Unfortunately, once I began to study art history, I realized the discipline itself and its traditional textbooks have never represented non-European perspectives and realities adequately or equitably. Fortunately, this makes art history ripe for new approaches to teaching that promote care and connectedness. Established during the peak of European colonization, art history as a discipline is fraught with all kinds of erasures, silences, and omissions. Thankfully, the traditional celebration of the very distorted, racist, and sexist history of Eurocentric art and art-making has finally come under scrutiny. In other words, this collection ain’t their grandfather’s art history; rather, it’s mine and yours in that it is a digital reader of essays written largely by BIPOC (Black, Indigenous, People of Color) scholars full of the global histories and art production of BIPOC nations and communities from the ancient world to the present.
Not your grandfather’s art history: A BIPOC Reader is a free, fully digitized, openly-licensed art history resource that provides more than twenty analytical essays that seek to re-route the traditional narratives of art history with Europe and whiteness at its center. Beginning with the ancient Mediterranean and the Silk Roads, the Reader consciously challenges a narrative that centers Greece, Rome, and the Italian Renaissance to demonstrate that comprehensive understandings of art history cannot be advanced except within the broader contexts of world history. For example, essays in this collection feature the exchange and yet cultural distinctiveness between ancient Egypt and Nubia, the visual languages of power and rule in the Mongol, Persian, Timurid, and Mughal empires, and Indigenous representation of Africans in the Americas.

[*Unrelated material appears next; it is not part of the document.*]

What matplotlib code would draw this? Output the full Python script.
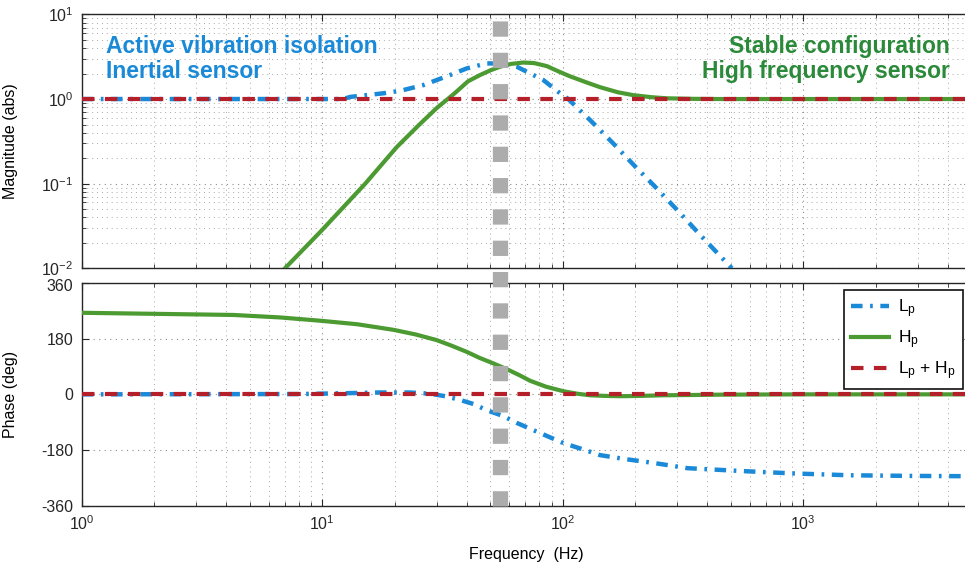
import numpy as np
import matplotlib
matplotlib.use('Agg')
import matplotlib.pyplot as plt
from matplotlib.lines import Line2D
from matplotlib.transforms import blended_transform_factory, ScaledTranslation
from matplotlib.ticker import LogLocator, NullFormatter, FixedLocator

plt.rcParams['font.family'] = ['Liberation Sans', 'DejaVu Sans']
plt.rcParams['mathtext.fontset'] = 'custom'
plt.rcParams['mathtext.rm'] = 'Liberation Sans'
plt.rcParams['mathtext.it'] = 'Liberation Sans'
plt.rcParams['axes.unicode_minus'] = False

# low-pass filter L_p (inertial sensor side)
lp_mag_f = [1.0, 12.2, 13.1, 18.0, 21.1, 26.3, 34.0, 39.9, 48.3, 56.0, 64.4,
            83.0, 97.5, 105.5, 132, 162, 200, 246, 303, 372, 458, 505]
lp_mag = [1.0, 1.0, 1.06, 1.17, 1.25, 1.46, 1.92, 2.30, 2.64, 2.62, 2.41,
          1.68, 1.17, 1.0, 0.54, 0.30, 0.16, 0.088, 0.047, 0.025, 0.0134, 0.010]
lp_ph_f = [1.0, 8.1, 13.1, 17.4, 23.2, 28.1, 31.9, 36.7, 42.5, 48.3, 56.6,
           64.4, 75.3, 100.6, 130, 143, 179, 238, 330, 546, 910, 1567, 2870, 5000]
lp_ph = [0, 1, 4, 6, 6, 2, -5, -16, -31, -51, -70, -92, -115, -157, -185,
         -196, -208, -221, -238, -247, -255, -261, -263, -264]

# high-pass filter H_p (high frequency sensor side)
hp_mag_f = [7.0, 9.95, 15.1, 20.4, 25.0, 29.9, 35.3, 40.4, 45.3, 50.0, 54.9,
            61.0, 68.6, 76.0, 85.9, 95.0, 107, 125, 143, 170, 197, 235, 271,
            350, 452, 1000, 5000]
hp_mag = [0.010, 0.028, 0.10, 0.27, 0.48, 0.78, 1.15, 1.62, 1.92, 2.18, 2.41,
          2.60, 2.70, 2.66, 2.45, 2.15, 1.86, 1.58, 1.38, 1.20, 1.11, 1.05, 1.02,
          1.005, 1.0, 1.0, 1.0]
hp_ph_f = [1.0, 4.27, 6.68, 9.95, 14.0, 19.8, 24.5, 29.9, 34.5, 39.9, 45.0,
           51.4, 59.0, 66.0, 73.1, 85.0, 100.7, 115, 130, 150, 173, 210, 262,
           350, 452, 1000, 5000]
hp_ph = [263, 256, 248, 237, 226, 208, 193, 175, 157, 137, 118, 100, 80, 62,
         44, 25, 10, 2, -3, -5, -6, -5, -3, -2, -1, 0, 0]

# sum of both filters
sum_f = [1.0, 5000]
sum_mag = [1.0, 1.0]
sum_ph = [0, 0]

f_blend = 55.0

c_blue = '#1a8ad8'
c_green = '#4c9a32'
c_green_txt = '#2b8a3a'
c_red = '#b41f2a'
c_gray = '#acacac'

fig = plt.figure(figsize=(9.65, 5.73), dpi=100)
W, H = 965.0, 573.0
left = 81.7 / W
width = np.log10(5000) * 240.5 / W
ax1 = fig.add_axes([left, 1 - 268.3 / H, width, (268.3 - 14.4) / H])
ax2 = fig.add_axes([left, 1 - 506 / H, width, (506 - 282.7) / H], sharex=ax1)

dashdot = (0, (2.6, 1.7, 0.6, 1.7))
dashed = (0, (3.0, 2.5))

ax1.plot(lp_mag_f, lp_mag, color=c_blue, lw=3.2, ls=dashdot, zorder=3)
ax1.plot(hp_mag_f, hp_mag, color=c_green, lw=3.0, zorder=3)
ax1.plot(sum_f, sum_mag, color=c_red, lw=3.0, ls=dashed, zorder=4)

ax2.plot(lp_ph_f, lp_ph, color=c_blue, lw=3.2, ls=dashdot, zorder=3,
         label=r'$\mathregular{L_p}$')
ax2.plot(hp_ph_f, hp_ph, color=c_green, lw=3.0, zorder=3,
         label=r'$\mathregular{H_p}$')
ax2.plot(sum_f, sum_ph, color=c_red, lw=3.0, ls=dashed, zorder=4,
         label=r'$\mathregular{L_p}$ + $\mathregular{H_p}$')

ax1.set_xscale('log')
ax1.set_yscale('log')
ax1.set_xlim(1, 5000)
ax1.set_ylim(1e-2, 1e1)
ax2.set_ylim(-360, 360)
ax2.yaxis.set_major_locator(FixedLocator([-360, -180, 0, 180, 360]))

ax1.yaxis.set_major_locator(LogLocator(base=10, numticks=10))
ax1.yaxis.set_minor_locator(LogLocator(base=10, subs=np.arange(2, 10), numticks=20))
ax1.yaxis.set_minor_formatter(NullFormatter())
ax2.xaxis.set_minor_locator(LogLocator(base=10, subs=np.arange(2, 10), numticks=20))
ax2.xaxis.set_minor_formatter(NullFormatter())
plt.setp(ax1.get_xticklabels(), visible=False)

for ax in (ax1, ax2):
    ax.grid(True, which='major', ls=(0, (1, 4)), color='#8c8c8c', lw=0.8)
    ax.grid(True, which='minor', ls=(0, (1, 4)), color='#a8a8a8', lw=0.7)
    ax.tick_params(which='both', direction='in', top=True, right=True,
                   labelsize=11.5, colors='#262626', pad=6)
    ax.tick_params(which='major', length=5)
    ax.tick_params(which='minor', length=3)
    for s in ax.spines.values():
        s.set_color('#262626')
        s.set_linewidth(1.0)
ax2.yaxis.set_minor_locator(FixedLocator([]))

# keep the lowest magnitude label and the top phase label apart
fig.canvas.draw()
ax1.get_yticklabels()[0].set_transform(
    ax1.get_yticklabels()[0].get_transform()
    + ScaledTranslation(0, 3 / 72, fig.dpi_scale_trans))
ax2.get_yticklabels()[-1].set_transform(
    ax2.get_yticklabels()[-1].get_transform()
    + ScaledTranslation(0, -2 / 72, fig.dpi_scale_trans))

ax1.set_ylabel('Magnitude (abs)', fontsize=11.5)
ax2.set_ylabel('Phase (deg)', fontsize=11.5)
ax2.set_xlabel('Frequency  (Hz)', fontsize=11.5, labelpad=10)
label_x = (18 - 81.7) / (width * W)
ax1.yaxis.set_label_coords(label_x, 0.5)
ax2.yaxis.set_label_coords(label_x, 0.5)

# blending frequency marker running through both plots
trans = blended_transform_factory(ax1.transData, fig.transFigure)
marker = Line2D([f_blend, f_blend], [1 - 506 / H, 1 - 14.4 / H], transform=trans,
                color=c_gray, lw=11, ls=(0, (1.0, 1.05)), zorder=5)
fig.add_artist(marker)

ax1.text(0.027, 0.92, 'Active vibration isolation\nInertial sensor',
         transform=ax1.transAxes, color=c_blue, fontsize=16.5,
         fontweight='bold', ha='left', va='top', linespacing=1.15)
ax1.text((949.5 - 81.7) / (width * W), 0.92,
         'Stable configuration\nHigh frequency sensor',
         transform=ax1.transAxes, color=c_green_txt, fontsize=16.5,
         fontweight='bold', ha='right', va='top', linespacing=1.15,
         multialignment='right')

leg = ax2.legend(loc='upper right', bbox_to_anchor=(962.7 / W, 1 - 290 / H),
                 bbox_transform=fig.transFigure, fontsize=12.5,
                 handlelength=2.2, handletextpad=0.5, borderaxespad=0,
                 fancybox=False, framealpha=1, edgecolor='#111111',
                 borderpad=0.4, labelspacing=0.5)
leg.get_frame().set_linewidth(1.2)

fig.savefig('out.png', dpi=100)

This collection of essays also seeks to demonstrate that the study of art objects cannot be divorced from the people and cultures who produced them. Essays on African spiritual traditions in the Atlantic world, the Afro-Spanish painter, Juan de Pareja, African American women artists like Edmonia Lewis and Sarah Mapps Douglass, and contemporary Indigenous women artists like Marie Watt highlight the makers and their stories in connection with the work they produced or continue to produce.
Drawing on recent scholarly research from BIPOC authors, the Reader’s presentation of the history of art promotes debate and robust discussion, while also providing a more expansive look at global civilization from BIPOC perspectives. Overall, Not your grandfather’s art history offers all students the chance to learn art history in much deeper and more truthful ways. It will leave readers with an appreciation of the central place of BIPOC and BIPOC cultures in world history—the same lesson my grandfather left me with.